996 GT3-RS
Especially, we took it quite quickly on a very bumpy "D" road which was mountainous and had a few 2nd gear hairpin corners. The car was fantastic! Totally controllable on the throttle (even over the bumps). The lack of bump steer was actually noticeable. The wheel would not shake at all as the front hit quite large bumps (unlike my Turbo and the GT3 while will move quite a bit). Turn-in was excellent.
The only negative is that the brake cooling ducks will bottom on the ground simply from compression of the suspension. They were bottoming all of the time. Obviously they will not last and something must be done (Turbo ducts maybe?).
The tyres were Corsa with additional tread depth and deeper rain cuts. Very nice! They will make nice track rain tyres.
The most impressive thing to me, and in fact the most surprising was that the car was entirely manageable on the street. we were able to have conversations at normal volumes (something I'm not always able to do in the Turbo). The suspension is firm but far from unreasonable (even travelling at speed on one of the bumpiest roads I know).

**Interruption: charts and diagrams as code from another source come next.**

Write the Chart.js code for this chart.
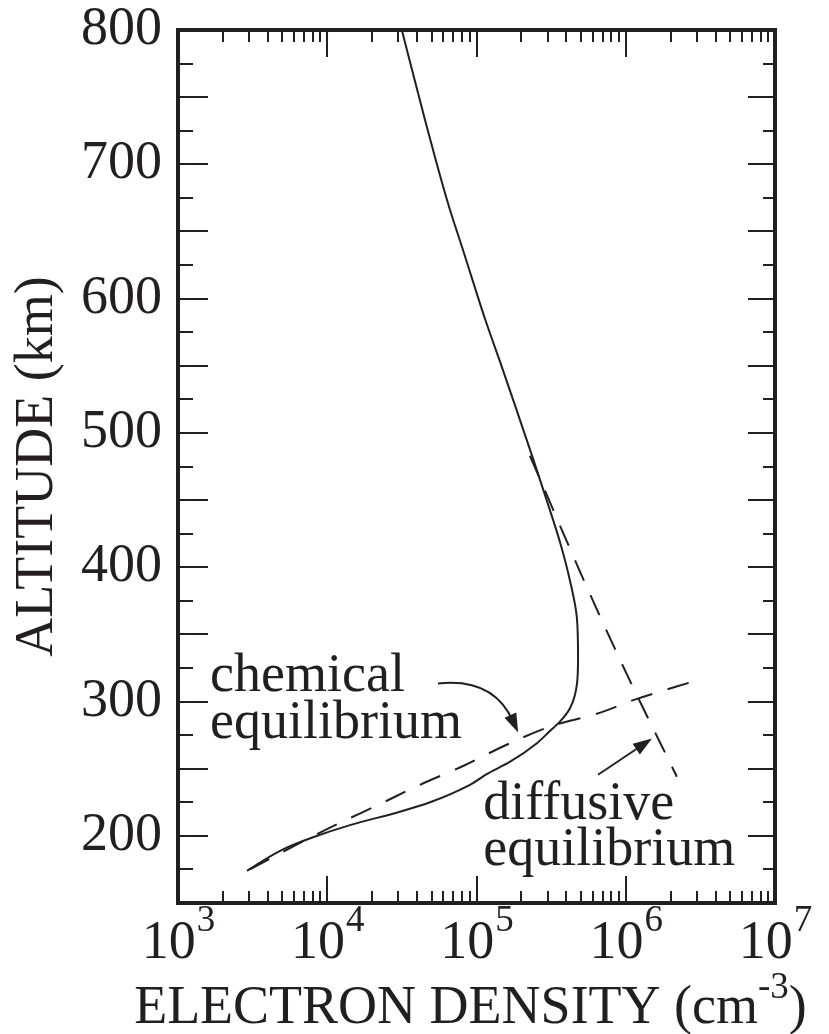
<!DOCTYPE html>
<html><head><meta charset="utf-8">
<script src="https://cdn.jsdelivr.net/npm/chart.js@4.4.1/dist/chart.umd.min.js"></script>
<style>html,body{margin:0;padding:0;background:#fff}#wrap{width:829px;height:1034px;position:relative}</style>
</head><body><div id="wrap"><canvas id="c" width="829" height="1034"></canvas></div>
<script>
// ---- data ----
const solidDensity = [3.16e4, 4.52e4, 6.44e4, 8.24e4, 1.14e5, 1.48e5, 1.87e5, 2.39e5, 2.97e5, 3.62e5, 4.23e5, 4.71e5, 4.79e5, 4.71e5, 4.23e5, 3.62e5, 3.10e5, 2.54e5, 1.67e5, 1.17e5, 9.04e4, 4.88e4, 3.07e4, 1.42e4, 8.04e3, 5.06e3, 2.90e3];
const solidAltitude = [800, 733, 671, 634, 585, 549, 516, 481, 449, 419, 390, 362, 332, 313, 295, 285, 278, 269, 255, 246, 238, 225, 218, 208, 199, 190, 174];
const chemDensity = [3.03e3, 7.78e3, 1.13e4, 2.19e4, 4.18e4, 8.13e4, 1.68e5, 3.46e5, 6.04e5, 1.19e6, 3.05e6];
const chemAltitude = [175, 199, 208, 223, 238, 252, 269, 283, 290, 302, 316];
const diffDensity = [2.28e5, 5.6e5, 1.02e6, 2.2e6];
const diffAltitude = [483, 383, 320, 244];
const xTickExponents = [3, 4, 5, 6, 7];
const yTickValues = [200, 300, 400, 500, 600, 700, 800];
const xTitleMain = 'ELECTRON DENSITY (cm';
const xTitleSup = '-3';
const xTitleEnd = ')';
const yTitle = 'ALTITUDE (km)';
const chemLabel = ['chemical', 'equilibrium'];
const diffLabel = ['diffusive', 'equilibrium'];

// annotation anchors in data coordinates [density, altitude]
const notes = {
  chemText: [1.64e3, 307.5],
  diffText: [1.11e5, 212.7],
  chemArrow: { from: [5.52e4, 313.4], ctrl: [1.30e5, 318], to: [1.90e5, 276.9] },
  diffArrow: { from: [6.52e5, 245.5], to: [1.50e6, 272.4] }
};

const INK = '#231f20';
const FONT = '"Liberation Serif", "Times New Roman", serif';

const pts = (xs, ys) => xs.map((v, i) => ({ x: v, y: ys[i] }));

const decor = {
  id: 'decor',
  afterDraw(chart) {
    const ctx = chart.ctx, xs = chart.scales.x, ys = chart.scales.y, ca = chart.chartArea;
    ctx.save();
    ctx.strokeStyle = INK; ctx.fillStyle = INK; ctx.lineCap = 'butt';
    // inward ticks
    ctx.lineWidth = 2;
    ctx.beginPath();
    for (let e = xTickExponents[0]; e < xTickExponents[xTickExponents.length - 1]; e++) {
      for (let m = 1; m <= 9; m++) {
        const v = m * Math.pow(10, e);
        if (m === 1 && e === xTickExponents[0]) continue;
        const px = Math.round(xs.getPixelForValue(v));
        const len = m === 1 ? 27 : 12;
        ctx.moveTo(px, ca.bottom); ctx.lineTo(px, ca.bottom - len);
        ctx.moveTo(px, ca.top); ctx.lineTo(px, ca.top + len);
      }
    }
    for (let v = ys.min + 25; v < ys.max; v += 25) {
      const py = Math.round(ys.getPixelForValue(v));
      const long = v % 50 === 0;
      ctx.moveTo(ca.left, py); ctx.lineTo(ca.left + (long ? 30 : 15), py);
      ctx.moveTo(ca.right, py); ctx.lineTo(ca.right - (long ? 27 : 12), py);
    }
    ctx.stroke();
    // frame
    ctx.lineWidth = 4;
    ctx.strokeRect(ca.left, ca.top, ca.right - ca.left, ca.bottom - ca.top);

    // x tick labels with superscript exponents
    ctx.textBaseline = 'alphabetic';
    ctx.textAlign = 'left';
    const big = '54px ' + FONT, small = '37px ' + FONT;
    xTickExponents.forEach(e => {
      const px = xs.getPixelForValue(Math.pow(10, e));
      ctx.font = big; const w1 = ctx.measureText('10').width;
      ctx.font = small; const w2 = ctx.measureText(String(e)).width;
      const x0 = px - (w1 + w2) / 2;
      ctx.font = big; ctx.fillText('10', x0, 958);
      ctx.font = small; ctx.fillText(String(e), x0 + w1 + 1, 931);
    });
    // x title
    ctx.font = big; const a = ctx.measureText(xTitleMain).width;
    ctx.font = small; const b = ctx.measureText(xTitleSup).width;
    ctx.font = big; const c = ctx.measureText(xTitleEnd).width;
    const tx0 = (ca.left + ca.right) / 2 - (a + b + c) / 2 - 6;
    ctx.font = big; ctx.fillText(xTitleMain, tx0, 1023);
    ctx.font = small; ctx.fillText(xTitleSup, tx0 + a, 998);
    ctx.font = big; ctx.fillText(xTitleEnd, tx0 + a + b, 1023);

    // annotation text
    ctx.font = big;
    const P = d => [xs.getPixelForValue(d[0]), ys.getPixelForValue(d[1])];
    let p = P(notes.chemText);
    ctx.fillText(chemLabel[0], p[0], p[1]);
    ctx.fillText(chemLabel[1], p[0], p[1] + 47);
    p = P(notes.diffText);
    ctx.fillText(diffLabel[0], p[0], p[1]);
    ctx.fillText(diffLabel[1], p[0], p[1] + 46);

    // arrows
    const head = (tip, ang) => {
      const L = 19, W = 6.5;
      ctx.beginPath();
      ctx.moveTo(tip[0], tip[1]);
      ctx.lineTo(tip[0] - L * Math.cos(ang) + W * Math.sin(ang), tip[1] - L * Math.sin(ang) - W * Math.cos(ang));
      ctx.lineTo(tip[0] - L * Math.cos(ang) - W * Math.sin(ang), tip[1] - L * Math.sin(ang) + W * Math.cos(ang));
      ctx.closePath(); ctx.fill();
    };
    ctx.lineWidth = 2;
    let f = P(notes.chemArrow.from), k = P(notes.chemArrow.ctrl), t = P(notes.chemArrow.to);
    let ang = Math.atan2(t[1] - k[1], t[0] - k[0]);
    ctx.beginPath(); ctx.moveTo(f[0], f[1]);
    ctx.quadraticCurveTo(k[0], k[1], t[0] - 12 * Math.cos(ang), t[1] - 12 * Math.sin(ang));
    ctx.stroke();
    head(t, ang);
    f = P(notes.diffArrow.from); t = P(notes.diffArrow.to);
    ang = Math.atan2(t[1] - f[1], t[0] - f[0]);
    ctx.beginPath(); ctx.moveTo(f[0], f[1]);
    ctx.lineTo(t[0] - 12 * Math.cos(ang), t[1] - 12 * Math.sin(ang)); ctx.stroke();
    head(t, ang);
    ctx.restore();
  }
};

new Chart(document.getElementById('c'), {
  type: 'line',
  data: {
    datasets: [
      { data: pts(solidDensity, solidAltitude), borderColor: INK, borderWidth: 2, pointRadius: 0, cubicInterpolationMode: 'monotone', fill: false },
      { data: pts(chemDensity, chemAltitude), borderColor: INK, borderWidth: 2, borderDash: [22, 16], pointRadius: 0, cubicInterpolationMode: 'monotone', fill: false },
      { data: pts(diffDensity, diffAltitude), borderColor: INK, borderWidth: 2, borderDash: [22, 16], pointRadius: 0, cubicInterpolationMode: 'monotone', fill: false }
    ]
  },
  options: {
    indexAxis: 'y',
    responsive: false,
    animation: false,
    devicePixelRatio: 1,
    layout: { padding: { left: 0, top: 30, right: 54, bottom: 0 } },
    plugins: { legend: { display: false }, tooltip: { enabled: false } },
    scales: {
      x: {
        type: 'logarithmic', min: 1e3, max: 1e7, position: 'bottom',
        ticks: { display: false },
        grid: { display: false, drawTicks: false },
        border: { display: false },
        afterFit: s => { s.height = 131; s.paddingLeft = 0; s.paddingRight = 0; }
      },
      y: {
        type: 'linear', min: 150, max: 800, position: 'left',
        afterBuildTicks: s => { s.ticks = yTickValues.map(v => ({ value: v })); },
        ticks: { color: INK, padding: 16, font: { family: FONT, size: 54, lineHeight: 1 }, callback: v => String(v) },
        grid: { display: false, drawTicks: false },
        border: { display: false },
        title: { display: true, text: yTitle, color: INK, font: { family: FONT, size: 54, lineHeight: 1.2 }, padding: { top: 5, bottom: 0 } },
        afterFit: s => { s.width = 178; s.paddingTop = 0; s.paddingBottom = 0; }
      }
    }
  },
  plugins: [decor]
});
</script></body></html>
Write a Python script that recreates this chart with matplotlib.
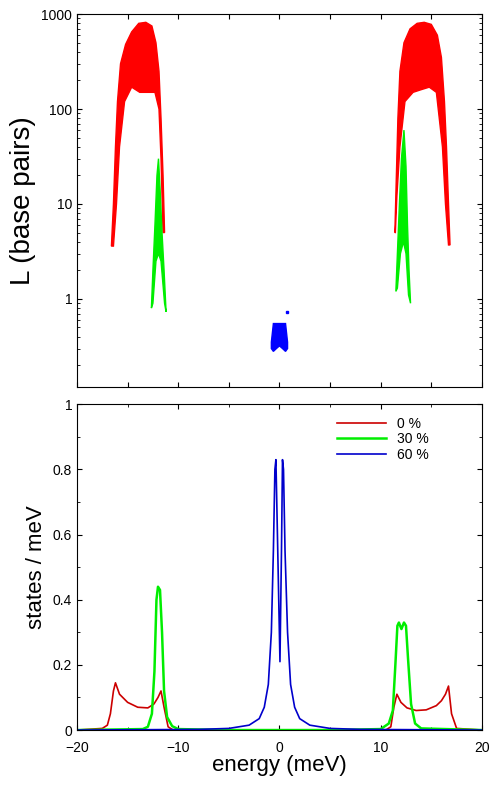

The engine sounds quite different to the GT3 (exhaust system changes no doubt). Most noticeable is the loppy idle (I'm sure due to the single mass flywheel). That alone gives the feel of a very serious car. The car only had 500 km on it so too soon to tell if the engines might be in some way "special".
For the more hard core Porsche customer who understands what he is getting into, I think that they will be most happy with this car.
That said though, I doubt that the majority of GT3 customers will be faster in the RS than they would be in the GT3. It will take a very good driver to really feel the improvements between the two cars and to take full advantage of them.
I will post some photos later once I have had time to redact the license plates.
Oh, yes, it really is that shade of blue.